On June 9, Madbouly acknowledged “complications” in contract negotiations with the investment fund expected to lead development of a new administrative capital east of Cairo.
“There are many complications. We are still in the negotiations stage for this project,” Madbouly said on the sidelines of a business conference in Cairo, adding the negotiations were “very sensitive”.
On March 14, Madbouly signed an agreement with the UAE government to establish a new administrative capital city “Cairo Capital” halfway between Cairo and the Suez Canal area.
The deal was signed during the Egypt Economic Development Conference (EEDC), held in the Red Sea resort of Sharm-el-Sheikh in March.
The new capital is one of a series of mega-projects announced by President Abdel Fatah al-Sisi to attract foreign investment and create jobs in a country with a booming population of 90 million.

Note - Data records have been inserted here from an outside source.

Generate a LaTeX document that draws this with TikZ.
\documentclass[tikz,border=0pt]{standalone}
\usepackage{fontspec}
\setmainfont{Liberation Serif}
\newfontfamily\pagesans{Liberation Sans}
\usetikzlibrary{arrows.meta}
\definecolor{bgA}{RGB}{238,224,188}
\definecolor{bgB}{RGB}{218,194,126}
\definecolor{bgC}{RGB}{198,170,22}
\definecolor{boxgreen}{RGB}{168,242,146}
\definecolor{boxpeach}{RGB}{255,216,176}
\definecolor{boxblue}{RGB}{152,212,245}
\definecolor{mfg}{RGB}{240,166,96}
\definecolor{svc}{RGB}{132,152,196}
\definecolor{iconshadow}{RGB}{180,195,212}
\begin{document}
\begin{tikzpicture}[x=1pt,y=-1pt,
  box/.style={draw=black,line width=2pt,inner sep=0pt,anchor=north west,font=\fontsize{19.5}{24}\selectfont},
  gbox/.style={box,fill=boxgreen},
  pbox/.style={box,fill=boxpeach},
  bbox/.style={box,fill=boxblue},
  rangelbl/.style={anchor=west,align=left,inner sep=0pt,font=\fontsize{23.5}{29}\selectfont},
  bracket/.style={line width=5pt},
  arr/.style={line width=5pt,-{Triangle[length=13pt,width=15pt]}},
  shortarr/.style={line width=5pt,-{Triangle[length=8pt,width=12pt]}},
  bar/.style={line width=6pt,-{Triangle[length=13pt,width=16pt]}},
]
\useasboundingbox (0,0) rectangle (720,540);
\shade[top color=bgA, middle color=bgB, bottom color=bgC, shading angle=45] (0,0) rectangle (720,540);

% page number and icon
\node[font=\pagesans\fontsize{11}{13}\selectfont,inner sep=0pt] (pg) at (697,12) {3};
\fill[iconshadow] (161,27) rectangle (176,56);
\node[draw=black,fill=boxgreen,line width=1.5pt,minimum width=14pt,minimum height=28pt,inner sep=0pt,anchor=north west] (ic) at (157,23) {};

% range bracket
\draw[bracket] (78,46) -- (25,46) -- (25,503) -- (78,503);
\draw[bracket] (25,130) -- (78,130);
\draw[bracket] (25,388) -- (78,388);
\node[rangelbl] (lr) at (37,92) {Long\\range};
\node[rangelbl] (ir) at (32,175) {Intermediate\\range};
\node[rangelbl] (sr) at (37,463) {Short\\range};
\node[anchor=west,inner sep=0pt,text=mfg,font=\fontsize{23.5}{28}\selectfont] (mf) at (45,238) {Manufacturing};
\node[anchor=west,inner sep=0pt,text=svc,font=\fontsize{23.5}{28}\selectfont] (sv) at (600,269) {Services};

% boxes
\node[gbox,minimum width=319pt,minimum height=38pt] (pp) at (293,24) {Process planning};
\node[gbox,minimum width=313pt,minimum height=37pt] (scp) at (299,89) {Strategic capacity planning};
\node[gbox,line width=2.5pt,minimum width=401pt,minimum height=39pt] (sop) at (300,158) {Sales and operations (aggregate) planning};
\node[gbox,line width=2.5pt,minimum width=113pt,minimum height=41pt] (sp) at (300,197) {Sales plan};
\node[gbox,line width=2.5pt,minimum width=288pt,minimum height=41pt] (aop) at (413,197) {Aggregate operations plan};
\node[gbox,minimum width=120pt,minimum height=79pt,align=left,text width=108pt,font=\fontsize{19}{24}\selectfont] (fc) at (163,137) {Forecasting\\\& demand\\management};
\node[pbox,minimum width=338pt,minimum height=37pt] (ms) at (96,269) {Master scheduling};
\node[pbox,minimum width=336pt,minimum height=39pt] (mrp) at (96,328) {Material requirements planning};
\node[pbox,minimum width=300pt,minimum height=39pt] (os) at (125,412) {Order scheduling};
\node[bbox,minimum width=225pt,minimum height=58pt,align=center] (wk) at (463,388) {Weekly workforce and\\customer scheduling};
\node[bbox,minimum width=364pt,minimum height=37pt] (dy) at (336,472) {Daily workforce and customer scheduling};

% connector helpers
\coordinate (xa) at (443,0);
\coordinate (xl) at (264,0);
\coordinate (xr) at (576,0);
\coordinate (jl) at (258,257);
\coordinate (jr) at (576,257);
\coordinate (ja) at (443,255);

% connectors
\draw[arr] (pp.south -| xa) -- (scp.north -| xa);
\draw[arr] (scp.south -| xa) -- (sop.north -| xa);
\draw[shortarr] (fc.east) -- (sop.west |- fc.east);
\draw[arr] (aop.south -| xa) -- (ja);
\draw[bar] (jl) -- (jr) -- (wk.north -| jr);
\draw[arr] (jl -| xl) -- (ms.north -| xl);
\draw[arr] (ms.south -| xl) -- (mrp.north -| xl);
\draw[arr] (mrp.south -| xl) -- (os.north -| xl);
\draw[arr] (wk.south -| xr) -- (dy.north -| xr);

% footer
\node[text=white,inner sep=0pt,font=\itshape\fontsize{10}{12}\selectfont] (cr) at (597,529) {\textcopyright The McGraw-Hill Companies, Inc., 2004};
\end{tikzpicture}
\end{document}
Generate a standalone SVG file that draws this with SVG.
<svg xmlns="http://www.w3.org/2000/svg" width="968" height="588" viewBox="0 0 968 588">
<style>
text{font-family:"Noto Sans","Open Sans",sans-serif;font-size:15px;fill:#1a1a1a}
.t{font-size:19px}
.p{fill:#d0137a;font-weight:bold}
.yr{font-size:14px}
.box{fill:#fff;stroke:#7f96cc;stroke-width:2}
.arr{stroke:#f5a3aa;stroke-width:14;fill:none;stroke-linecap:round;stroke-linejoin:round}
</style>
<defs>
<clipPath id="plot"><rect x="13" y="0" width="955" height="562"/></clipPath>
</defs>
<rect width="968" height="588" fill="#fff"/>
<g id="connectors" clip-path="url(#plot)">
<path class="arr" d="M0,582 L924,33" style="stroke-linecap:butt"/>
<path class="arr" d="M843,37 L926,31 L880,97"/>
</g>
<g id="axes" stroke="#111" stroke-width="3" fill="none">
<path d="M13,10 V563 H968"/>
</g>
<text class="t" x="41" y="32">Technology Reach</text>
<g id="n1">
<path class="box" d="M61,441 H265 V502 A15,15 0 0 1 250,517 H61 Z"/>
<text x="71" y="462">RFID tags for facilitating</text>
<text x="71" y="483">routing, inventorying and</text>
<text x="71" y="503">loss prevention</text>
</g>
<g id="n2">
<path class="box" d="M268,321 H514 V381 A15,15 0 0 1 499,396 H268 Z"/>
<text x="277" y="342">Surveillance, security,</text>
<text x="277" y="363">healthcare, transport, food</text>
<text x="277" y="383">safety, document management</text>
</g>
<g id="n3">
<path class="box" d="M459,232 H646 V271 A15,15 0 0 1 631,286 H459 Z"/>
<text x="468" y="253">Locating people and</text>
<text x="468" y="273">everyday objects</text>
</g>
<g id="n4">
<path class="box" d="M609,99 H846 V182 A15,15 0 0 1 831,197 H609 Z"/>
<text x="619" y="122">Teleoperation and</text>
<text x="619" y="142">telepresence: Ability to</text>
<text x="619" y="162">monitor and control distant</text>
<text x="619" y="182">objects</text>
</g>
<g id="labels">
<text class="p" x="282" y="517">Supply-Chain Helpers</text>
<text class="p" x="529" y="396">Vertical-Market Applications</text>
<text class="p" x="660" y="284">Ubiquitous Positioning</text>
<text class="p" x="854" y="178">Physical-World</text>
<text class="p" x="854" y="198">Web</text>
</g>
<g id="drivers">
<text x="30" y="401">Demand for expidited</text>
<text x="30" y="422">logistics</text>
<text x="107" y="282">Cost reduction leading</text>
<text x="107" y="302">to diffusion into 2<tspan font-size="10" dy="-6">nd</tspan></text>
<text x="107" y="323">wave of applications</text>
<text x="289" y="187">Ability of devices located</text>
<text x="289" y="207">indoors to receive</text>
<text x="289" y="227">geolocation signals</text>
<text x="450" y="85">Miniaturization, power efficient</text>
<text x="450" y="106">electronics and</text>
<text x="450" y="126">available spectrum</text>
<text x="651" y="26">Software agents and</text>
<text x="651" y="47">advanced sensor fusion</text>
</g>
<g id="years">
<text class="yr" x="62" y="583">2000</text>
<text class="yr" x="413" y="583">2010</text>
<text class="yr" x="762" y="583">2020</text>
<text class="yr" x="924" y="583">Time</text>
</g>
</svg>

The proposed city, which Egypt plans to build within five to seven years at a cost of $45 billion, has been criticized by some Egyptians and observers as “unnecessary and ill-conceived.”
The project, planned to be the size of Singapore, is set to include an airport larger than London’s Heathrow, a building taller than Paris’s Eiffel Tower, and more than 10,000 km (6,200 miles) of boulevards, avenues and streets.